The Dublin Chase Demolition

At Leopardstown on February 1st, Willie Mullins’ Majborough put Marine Nationale firmly in his place. Sent off the 5/4 favourite, Connell’s horse was beaten 19 lengths into second — almost exactly the same margin by which he’d won the Champion Chase twelve months earlier.

It was a comprehensive defeat, and it wasn’t a one-off wobble. Marine Nationale’s season has been a story of near-misses: second to Solness (beaten half a length) at Leopardstown over Christmas, and now well held by a younger horse clearly on the upgrade.

The Numbers Don’t Lie

Marine Nationale’s form figures this season read 2-2 from two starts, both at Grade 1 level. Compare that to last season: he won the Champion Chase and the Punchestown Champion Chase by a combined 25 lengths. The six-year-old who demolished Jonbon at Cheltenham looks a different proposition right now.

Majborough, meanwhile, is building an imposing CV. The Triumph Hurdle winner from 2024 has taken to fences like a natural. His chase record from SmartForm reads: four Grade 1 entries, two wins (including that Dublin Chase by 19 lengths), and he’s clearly still improving. At Cheltenham last year he finished third in the Arkle — twelve months on, he looks like a genuine Champion Chase contender.

Here’s the stat that should worry Connell: no horse has won the Champion Chase off the back of two consecutive defeats since the race became the undisputed two-mile championship. Marine Nationale needs to reverse recent form, and reverse it dramatically.

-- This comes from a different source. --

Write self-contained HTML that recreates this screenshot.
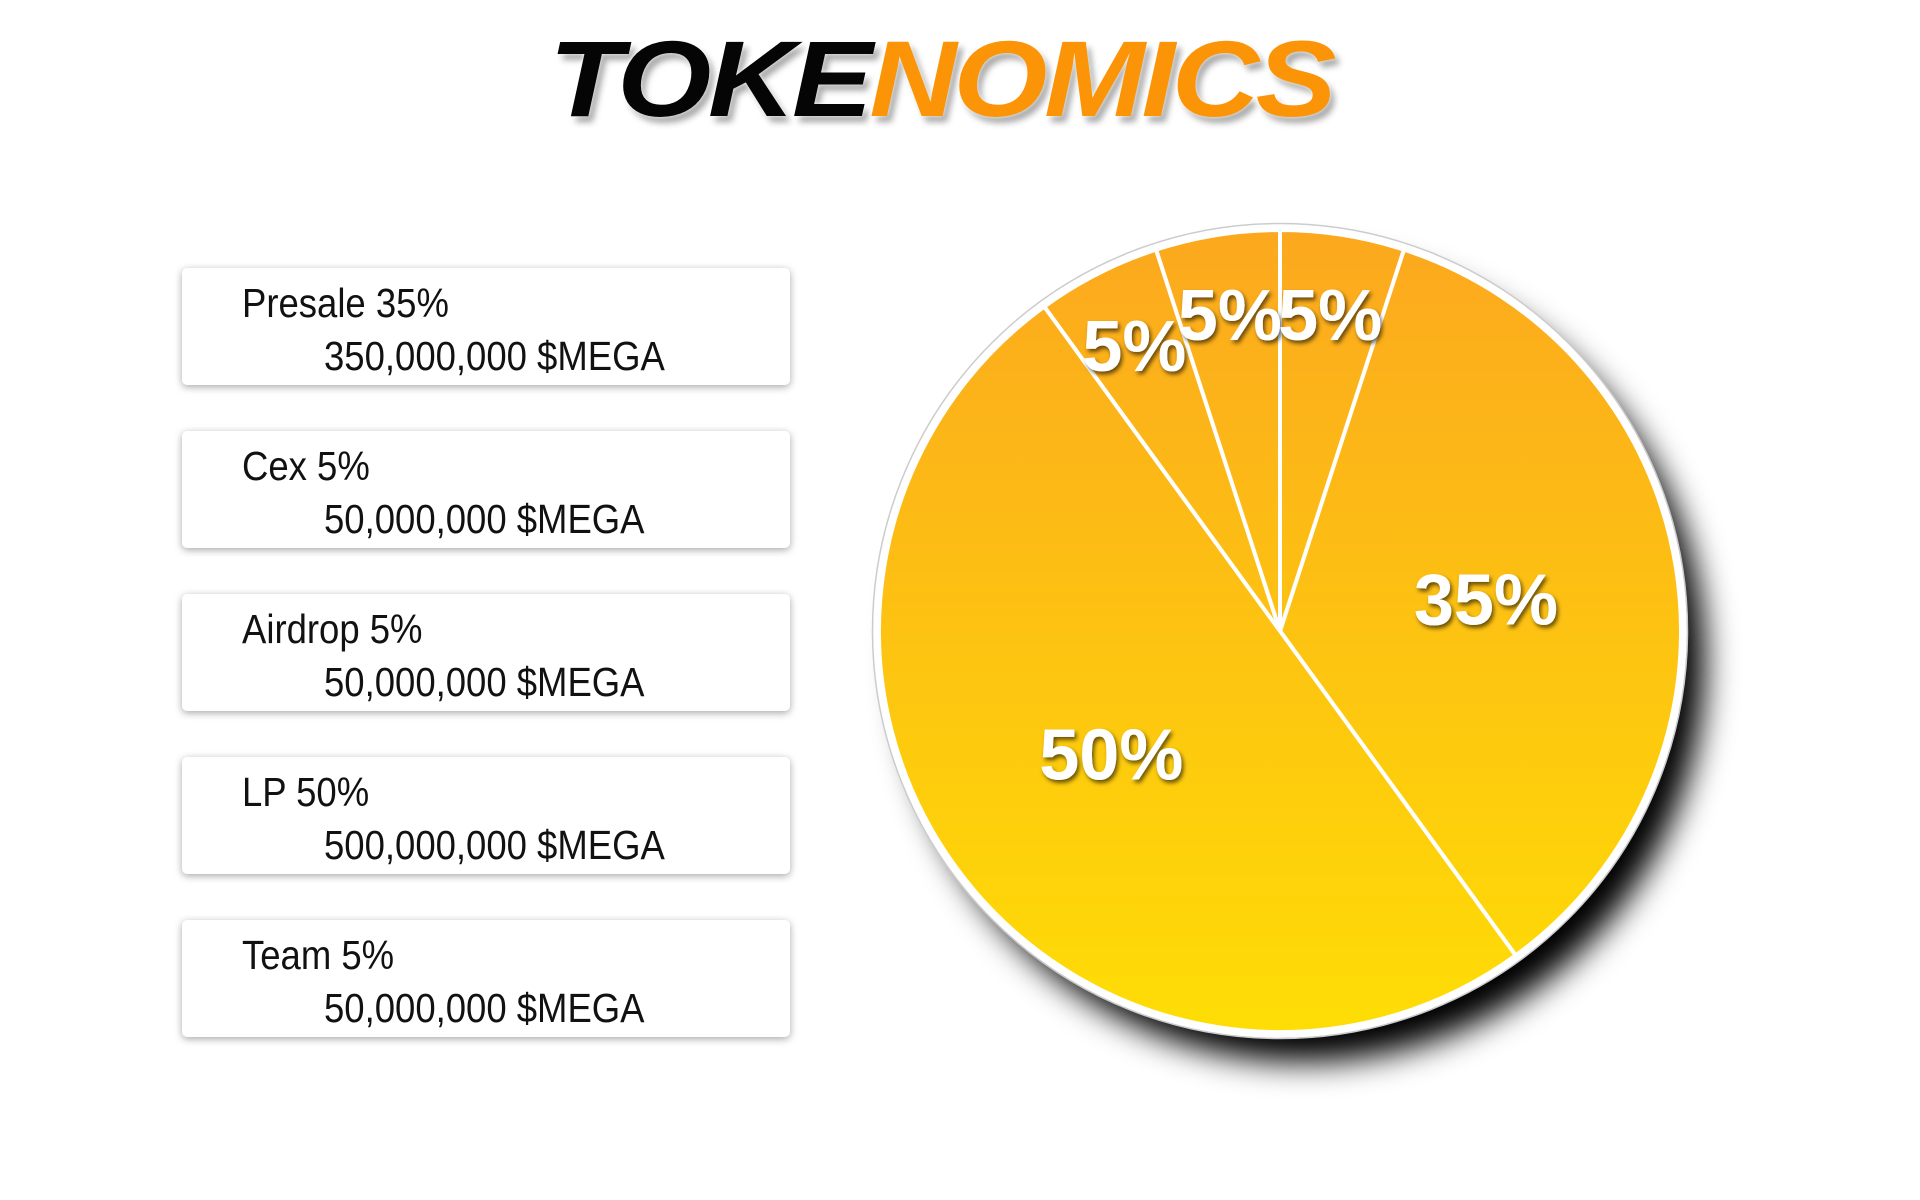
<!DOCTYPE html>
<html><head><meta charset="utf-8">
<style>
html,body{margin:0;padding:0;background:#fff;width:1920px;height:1200px;overflow:hidden;font-family:"Liberation Sans",sans-serif}
.title{position:absolute;left:-19px;top:16px;width:1920px;text-align:center;font-weight:900;font-style:italic;font-size:108px;letter-spacing:-3px;transform:scaleX(1.12);text-shadow:0 0 4px #fff,4px 6px 6px rgba(0,0,0,.35)}
.title .a{color:#050505}.title .b{color:#fb9407}
.box{position:absolute;left:182px;width:616px;height:117px;background:#fff;border-radius:5px;box-shadow:0 2px 8px rgba(0,0,0,.35)}
.box .l1,.box .l2{position:absolute;font-size:41px;color:#111;transform:scaleX(.89);transform-origin:left top;white-space:nowrap}
.box .l1{left:60px;top:12px}.box .l2{left:142px;top:65px}
</style></head><body>
<div class="title"><span class="a">TOKE</span><span class="b">NOMICS</span></div>
<div class="box" style="top:268px;width:608px"><div class="l1">Presale 35%</div><div class="l2">350,000,000 $MEGA</div></div>
<div class="box" style="top:431px;width:608px"><div class="l1">Cex 5%</div><div class="l2">50,000,000 $MEGA</div></div>
<div class="box" style="top:594px;width:608px"><div class="l1">Airdrop 5%</div><div class="l2">50,000,000 $MEGA</div></div>
<div class="box" style="top:757px;width:608px"><div class="l1">LP 50%</div><div class="l2">500,000,000 $MEGA</div></div>
<div class="box" style="top:920px;width:608px"><div class="l1">Team 5%</div><div class="l2">50,000,000 $MEGA</div></div>
<svg id="pie" width="1920" height="1200" style="position:absolute;left:0;top:0">
<defs>
<linearGradient id="g" gradientUnits="userSpaceOnUse" x1="0" y1="230" x2="0" y2="1032"><stop offset="0" stop-color="#fca81e"/><stop offset="1" stop-color="#fedd05"/></linearGradient>
<filter id="sh" x="-30%" y="-30%" width="160%" height="160%"><feGaussianBlur stdDeviation="16"/></filter>
<filter id="ts"><feDropShadow dx="2" dy="3" stdDeviation="2" flood-color="#000" flood-opacity=".6"/></filter>
</defs>
<g id="slices"></g>
</svg>
<script>
const categories=["Presale","LP","Team","Airdrop","Cex"];
const values=[35,50,5,5,5];
const labels=["35%","50%","5%","5%","5%"];
const cx=1280,cy=631,r=401,startDeg=18;
const g=document.getElementById('slices');
const NS="http://www.w3.org/2000/svg";
function pt(deg,rad){const a=(deg-90)*Math.PI/180;return [cx+rad*Math.cos(a),cy+rad*Math.sin(a)];}
const shadow=document.createElementNS(NS,'circle');
shadow.setAttribute('cx',cx+24);shadow.setAttribute('cy',cy+30);shadow.setAttribute('r',r);
shadow.setAttribute('fill','#000');shadow.setAttribute('filter','url(#sh)');


g.appendChild(shadow);
const bg=document.createElementNS(NS,'circle');
bg.setAttribute('cx',cx);bg.setAttribute('cy',cy);bg.setAttribute('r',r);
bg.setAttribute('fill','url(#g)');


g.appendChild(bg);
const total=values.reduce((a,b)=>a+b,0);
let ang=startDeg;
values.forEach((v,i)=>{
  const sweep=v/total*360,a0=ang,a1=ang+sweep;
  const p0=pt(a0,r),p1=pt(a1,r);
  const path=document.createElementNS(NS,'path');
  path.setAttribute('d',`M${cx},${cy}L${p0[0]},${p0[1]}A${r},${r} 0 ${sweep>180?1:0} 1 ${p1[0]},${p1[1]}Z`);
  path.setAttribute('fill','url(#g)');path.setAttribute('stroke','#fff');path.setAttribute('stroke-width','4');
  
  
  g.appendChild(path);
  ang=a1;
});
const ring=document.createElementNS(NS,'circle');
ring.setAttribute('cx',cx);ring.setAttribute('cy',cy);ring.setAttribute('r',r+3);
ring.setAttribute('fill','none');ring.setAttribute('stroke','#fff');ring.setAttribute('stroke-width','6');


g.appendChild(ring);
const ring2=document.createElementNS(NS,'circle');
ring2.setAttribute('cx',cx);ring2.setAttribute('cy',cy);ring2.setAttribute('r',r+6.5);
ring2.setAttribute('fill','none');ring2.setAttribute('stroke','#ccc');ring2.setAttribute('stroke-width','1.5');


g.appendChild(ring2);
ang=startDeg;
values.forEach((v,i)=>{
  const sweep=v/total*360,mid=ang+sweep/2;
  const p=pt(mid,v>=20?r*0.52:r*0.80);
  const t=document.createElementNS(NS,'text');
  t.setAttribute('x',p[0]);t.setAttribute('y',p[1]+26);
  t.setAttribute('text-anchor','middle');t.setAttribute('font-family','Liberation Sans, sans-serif');
  t.setAttribute('font-weight','bold');t.setAttribute('font-size','72');t.setAttribute('fill','#fff');
  t.setAttribute('filter','url(#ts)');
  
  
  t.textContent=labels[i];
  g.appendChild(t);
  ang+=sweep;
});
</script>
</body></html>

Connell’s Case for Optimism

Yet writing off Marine Nationale would be foolish. This is a horse who won the 2025 Champion Chase at 5/1 after a troubled passage — he wasn’t fluent at the third, lost ground, and still powered clear after the last. His in-running comment from that day tells you everything about his raw ability: “challenged going well after 3 out, led narrowly when left well clear last, stayed on well.”

Connell told Sporting Life this week that he’s relishing the rematch. The trainer pointed to Marine Nationale’s Cheltenham record — two visits, two wins (the 2023 Supreme and 2025 Champion Chase) — as evidence that his horse saves his best for the big stage.

There’s also the trip and track question. Leopardstown’s flat, galloping circuit arguably favours Majborough’s long stride. Cheltenham’s undulations, the hill, the atmosphere — that’s where Marine Nationale has thrived. The switch back to left-handed could make a difference.

The Verdict

The Dublin Chase form is hard to ignore. Nineteen lengths is nineteen lengths, and Majborough looked every inch a horse heading for the top. But Cheltenham has a habit of rewriting scripts, and Marine Nationale has a habit of delivering when it matters most.

At current ante-post prices, this rematch could define the 2026 Festival. The data says Majborough; the heart says Marine Nationale. One of the great Champion Chase showdowns is brewing.